You would think that sin and love would be incompatible. After all, if the heart of righteousness is to love the Lord your God with all your heart, soul, and mind and to love your neighbor as yourself, then the essence of sin must be the opposite (Matt. 22:37, 39). To sin is to love yourself at the expense of your neighbor. More than that, it is to love yourself at the expense of God. Yet this assertion seems to imply something in addition to this. Namely, that sin has its own version of love.

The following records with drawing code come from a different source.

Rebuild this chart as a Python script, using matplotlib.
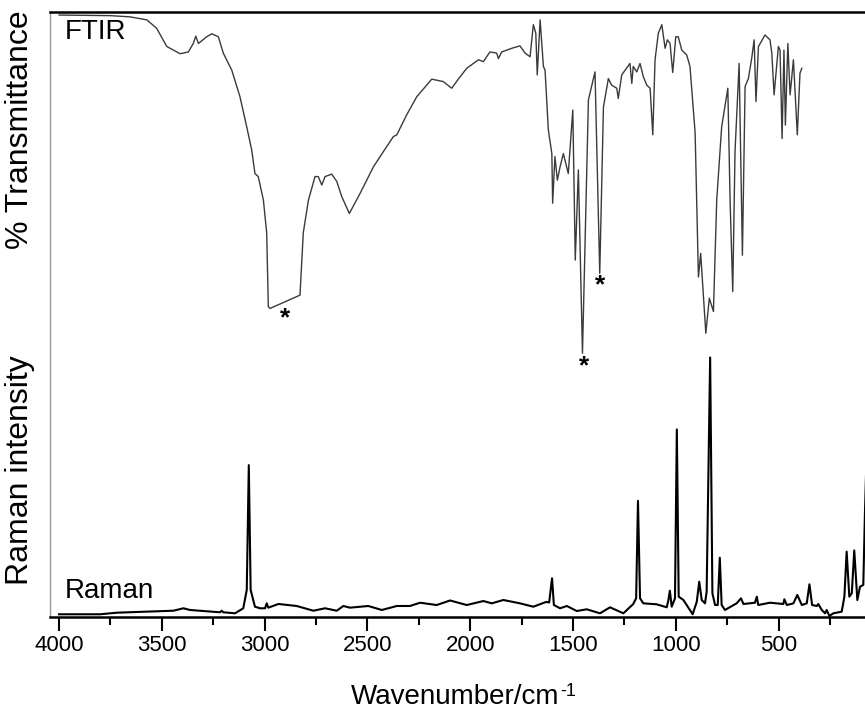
import matplotlib
matplotlib.use("Agg")
import matplotlib.pyplot as plt
from matplotlib.ticker import MultipleLocator

plt.rcParams['font.family'] = ['Liberation Sans', 'DejaVu Sans']
plt.rcParams['mathtext.fontset'] = 'custom'
plt.rcParams['mathtext.rm'] = 'Liberation Sans'
plt.rcParams['mathtext.it'] = 'Liberation Sans'

# FTIR spectrum (wavenumber cm-1, relative transmittance, arbitrary units)
ftir_wn = [4000, 3752, 3655, 3573, 3525, 3476, 3411, 3371, 3347, 3335, 3322, 3282, 3257, 3225,
           3201, 3160, 3120, 3087, 3063, 3047, 3031, 3006, 2990, 2982, 2974, 2828, 2812, 2787,
           2755, 2739, 2722, 2706, 2674, 2649, 2625, 2588, 2536, 2471, 2423, 2374, 2357, 2309,
           2260, 2187, 2131, 2090, 2058, 2017, 1960, 1936, 1904, 1871, 1863, 1847, 1798, 1758,
           1733, 1709, 1693, 1681, 1674, 1660, 1644, 1636, 1620, 1603, 1599, 1588, 1576, 1563,
           1547, 1523, 1501, 1489, 1474, 1454, 1425, 1393, 1370, 1352, 1328, 1312, 1287, 1280,
           1263, 1223, 1214, 1207, 1190, 1174, 1158, 1141, 1125, 1112, 1101, 1085, 1068, 1052,
           1041, 1028, 1015, 1000, 988, 971, 947, 931, 906, 890, 879, 854, 837, 817, 801, 777,
           747, 736, 723, 712, 692, 676, 663, 647, 631, 619, 610, 598, 566, 542, 533, 522, 501,
           493, 483, 474, 467, 455, 444, 428, 409, 396, 387]
ftir_val = [99.5, 99.4, 99.2, 98.7, 97.3, 94.3, 93.1, 93.4, 94.8, 96.0, 94.8, 95.9, 96.4, 95.9,
            93.2, 90.4, 86.0, 81.0, 77.2, 73.3, 72.8, 68.9, 63.5, 51.3, 51.0, 53.2, 63.5, 68.9,
            72.8, 72.8, 71.4, 72.8, 73.2, 72.0, 69.5, 66.7, 70.0, 74.4, 76.9, 79.4, 79.7, 83.0,
            86.0, 88.9, 88.5, 87.4, 88.9, 90.7, 92.1, 91.8, 93.4, 93.2, 92.3, 93.4, 94.0, 94.4,
            93.2, 92.6, 97.9, 96.5, 89.6, 98.7, 91.0, 90.4, 80.5, 76.6, 68.4, 76.1, 72.2, 74.4,
            76.6, 73.3, 83.8, 59.0, 73.9, 43.6, 85.5, 90.1, 56.8, 84.3, 89.0, 87.9, 87.4, 85.7,
            89.6, 91.5, 88.2, 91.0, 90.1, 91.5, 89.3, 87.9, 87.4, 79.7, 92.1, 96.5, 97.9, 94.0,
            95.4, 94.8, 90.0, 95.9, 95.9, 93.7, 92.9, 91.0, 80.0, 56.2, 60.1, 46.9, 52.7, 50.5,
            68.9, 81.0, 87.4, 68.9, 53.8, 76.9, 91.5, 59.8, 87.7, 89.0, 92.3, 95.4, 85.2, 94.3,
            96.2, 95.4, 93.2, 86.3, 94.3, 93.7, 79.1, 93.7, 81.3, 94.8, 86.3, 92.1, 79.7, 89.9,
            90.7]

# Raman spectrum (wavenumber cm-1, intensity, arbitrary units)
raman_wn = [4000, 3801, 3719, 3444, 3395, 3363, 3217, 3209, 3201, 3144, 3104, 3087, 3077, 3068,
            3047, 3022, 2998, 2990, 2982, 2933, 2844, 2763, 2706, 2649, 2617, 2585, 2496, 2430,
            2357, 2293, 2244, 2163, 2098, 2017, 1936, 1895, 1839, 1758, 1693, 1630, 1616, 1602,
            1593, 1563, 1530, 1482, 1433, 1369, 1320, 1255, 1207, 1193, 1184, 1174, 1158, 1093,
            1044, 1036, 1029, 1020, 1004, 995, 986, 963, 918, 898, 886, 874, 858, 850, 833, 822,
            809, 796, 786, 777, 761, 704, 683, 671, 615, 606, 599, 542, 477, 472, 460, 428, 409,
            387, 363, 350, 337, 314, 307, 290, 274, 266, 253, 234, 193, 180, 169, 156, 144, 132,
            117, 104, 88, 80, 70]
raman_val = [0.45, 0.45, 0.71, 1.04, 1.44, 1.16, 0.78, 1.04, 0.78, 0.61, 1.44, 4.46, 25.1, 4.46,
             1.70, 1.44, 1.44, 2.26, 1.54, 2.15, 1.82, 1.04, 1.44, 1.04, 1.82, 1.54, 1.82, 1.16,
             1.82, 1.82, 2.36, 1.98, 2.73, 1.98, 2.64, 2.26, 2.81, 2.26, 1.70, 2.50, 2.40, 6.40,
             1.98, 1.44, 1.82, 0.99, 1.27, 0.61, 1.60, 0.61, 2.15, 3.09, 19.2, 3.09, 2.26, 2.10,
             1.60, 2.81, 4.35, 1.70, 3.09, 31.0, 3.36, 2.81, 0.45, 2.53, 5.83, 2.81, 2.26, 4.18,
             42.9, 3.92, 1.98, 1.98, 9.80, 1.98, 1.16, 2.26, 3.09, 2.15, 2.36, 3.36, 1.98, 2.36,
             2.15, 2.93, 1.98, 2.26, 3.64, 1.98, 2.26, 5.40, 1.98, 1.82, 2.15, 1.16, 0.61, 1.16,
             0.17, 0.61, 0.88, 3.36, 10.8, 3.36, 3.92, 11.0, 2.81, 5.0, 5.3, 17.2, 29.3]

# Marked bands (asterisks)
star_wn = [2901, 1446, 1369]
star_val = [49.4, 41.4, 54.9]

fig = plt.figure(figsize=(8.65, 7.19), dpi=100)
ax = fig.add_axes([50 / 865, 102 / 719, 817 / 865, 605 / 719])

ax.plot(ftir_wn, ftir_val, color='#3a3a3a', lw=1.0)
ax.plot(raman_wn, raman_val, color='black', lw=1.5)

for w, v in zip(star_wn, star_val):
    ax.text(w, v, '*', ha='center', va='center', fontsize=19, fontweight='bold', color='black')

ax.text(3970, 95.5, 'FTIR', fontsize=20, ha='left', va='baseline')
ax.text(3970, 3.2, 'Raman', fontsize=20, ha='left', va='baseline')

ax.set_xlim(4044, 70)
ax.set_ylim(0, 100)
ax.xaxis.set_major_locator(MultipleLocator(500))
ax.xaxis.set_minor_locator(MultipleLocator(250))
ax.set_yticks([])
ax.tick_params(axis='x', which='major', direction='out', length=10, width=1.5,
               labelsize=16, pad=3)
ax.tick_params(axis='x', which='minor', direction='out', length=6, width=1.5)
for s in ['top', 'bottom']:
    ax.spines[s].set_linewidth(1.8)
ax.spines['left'].set_linewidth(1.0)
ax.spines['left'].set_color('#999999')
ax.spines['right'].set_visible(False)

fig.text(20 / 865, 1 - 130 / 719, '% Transmittance', rotation=90, ha='center', va='center',
         fontsize=23)
fig.text(20 / 865, 1 - 470 / 719, 'Raman intensity', rotation=90, ha='center', va='center',
         fontsize=23)
xl = fig.text(455 / 865, 1 - 697 / 719, 'Wavenumber/cm', ha='center', va='center',
              fontsize=20)
ax.annotate('-1', xy=(1.0, 1.0), xycoords=xl, xytext=(1, 1), textcoords='offset points',
            ha='left', va='top', fontsize=13, annotation_clip=False)

fig.savefig('out.png', dpi=100)
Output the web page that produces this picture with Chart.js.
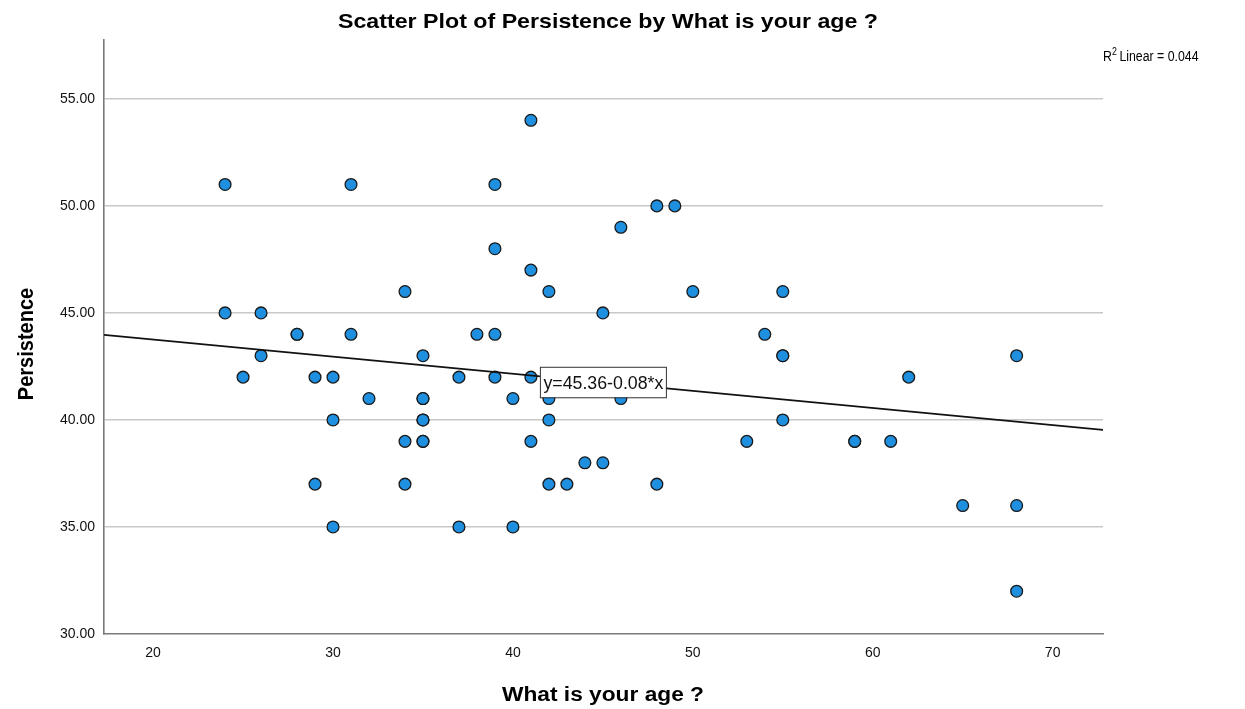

Sin shaped love expresses itself primarily in the form of narcissism. It is self-absorbed love. This affection is actually a distortion of love which, once it has achieved its full effect, proves to be an exercise in self-loathing. It is hate masquerading as love, compelling us to engage in self-destructive behavior. Sin promises freedom and delivers slavery. It speaks the language of friendship while treating us like enemies. It is a cruel master who promises good wages only to reward our loyalty with hard service, disappointment, and death. Yet for some reason, we return repeatedly to this false lover and expect a different result.

In the Old Testament, David was criticized for preferring his unfaithful and rebellious son to those faithful men who had risked their lives for him. “You love those who hate you and hate those who love you” David’s commander Joab complained (2 Sam. 19:6). Similarly, when Jehu the Seer went out to meet Jehoshaphat after the king’s ill-advised alliance with Ahab, the prophet warned, “Should you help the wicked and love those who hate the LORD? Because of this, the wrath of the LORD is upon you.” A similar charge might be laid at our own feet in this present age. We claim love as our cardinal virtue. But a closer inspection all too quickly reveals that what we are really celebrating is an infatuation with ourselves.

The alternative to lust is love. It is a love that comes to us, like the righteousness of Christ, from the outside. Adopting the same language Martin Luther coined to speak of that righteousness, we might call it “alien love.” Because it is not our own it is the only love powerful enough to wean us away from ourselves.